From 1944 onward, the two sisters resided in a flat at 6 Blaumaņa Street that doubled as their studio. There, the abstract three-dimensional paintings were created and Elīza made tapestries based on sketches by Zenta. While Elīza Atāre contributed to creating these artworks, she never presented herself as an artist; after her sister passed away, she dedicated her time to preserving Zenta’s memory. On Elīza Atāre’s initiative, the first ever solo exhibition by Zenta Logina was mounted in 1987 at St Peter’s Church, featuring her late works.

Zenta Logina’s first solo exhibition took place on Elīza Atāre’s suggestion in 1987, showing art dating from her latter years. Following the show, a foundation ‘Museum of Zenta Logina’ was set up headed by Pēteris Ērglis with a mission to preserve a joint collection of artworks by Zenta Logina and Elīza Atāre and provide for its professional maintenance, research and promotion.
Following Elīza Atāre’s death in 1993, the foundation approached the city council of Riga, petitioning to preserve the flat in Blaumaņa Street as a museum; the city nevertheless proceeded to privatise the rooms. In June 201,9 the artistic legacy of Zenta Logina and Elīza Atāre, their archive and memorial objects became part of the Zuzāns Collection, which continues to take care of the preservation, researc,h and popularization of the memorial collection.

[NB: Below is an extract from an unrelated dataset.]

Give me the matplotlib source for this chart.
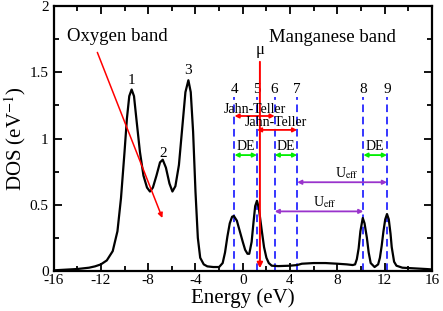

The memorial collection comprises a large number of diverse artworks created in various techniques and media spanning the time between the 1920s and 1993. Approximately 2400 paintings, graphic and sculptural artworks and works of textile art are complemented by private archive materials, books, household objects and art materials owned by the sisters, providing additional insight into the artistic legacy of Zenta Logina and Elīza Atāre. The archiving and research process of the collection is ongoing.
It was merely a decade ago that the wider public first became aware of the unique artistic legacy of the Latvian artist Visvaldis Ziediņš (1942–2007).

A native of Liepāja, Visvaldis Ziediņš was professionally trained at the Department of Decorative Design of Liepāja Applied Art School between 1959 and 1964. Deliberately isolating himself from the official Soviet art system, he did not pursue the obvious path of continuing his studies at the Latvian Art Academy, dedicating the rest of his life to independent creative experiments. Because of that, it was only following the artist’s death that an astonishing wealth of artworks were discovered at his studio at 2 Ostas Street, Liepāja: some 3000 drawings, paintings and objects dating between 1957 and 2006. The discovery of Ziediņš’ artworks and personal archives marked the beginning of an intensive four-year research project that resulted in his first solo show, the ‘Movement. Visvaldis Ziediņš (1942–2007)’ exhibition curated by Ieva Kalniņa at the Arsenāls Exhibition Hall of Latvian National Museum of Art in 2012. Two years later, the ‘Movement. Visvaldis Ziediņš (1942–2007). Discoveries in Latvian Art’ show made him the first ever Latvian artist to have a solo exhibition at the KUMU Estonian Art Museum.

Never one to pigeonhole himself into a single genre, Visvaldis Ziediņš did not shy away from experimenting with painting, printmaking, collage, woodwork and three-dimensional assemblage. He found inspiration in natural processes and examining them through the lens of a microscope, in flattened metal bottle crates and other trivial mundane objects that revealed artistic forms and images to him. From the 1960s onward, Ziediņš widely used found objects or ready-mades, integrating them into his artworks – an approach that took shape in his series of boxes. Ziediņš created various three-dimensional compositions using natural materials like driftwood and fragments of Soviet material culture: sardine tins, Communist membership badges and newspapers.

The memorial collection of Visvaldis Ziediņš was included into the Zuzāns Collection in 2009. The artworks are complemented by journals, notes, manuscripts and letters, as well as Ziediņš’ private archive that provides insight both into his personal life and artistic quest and the range of information on events and trends on the Western art scene that was available to the Soviet artists.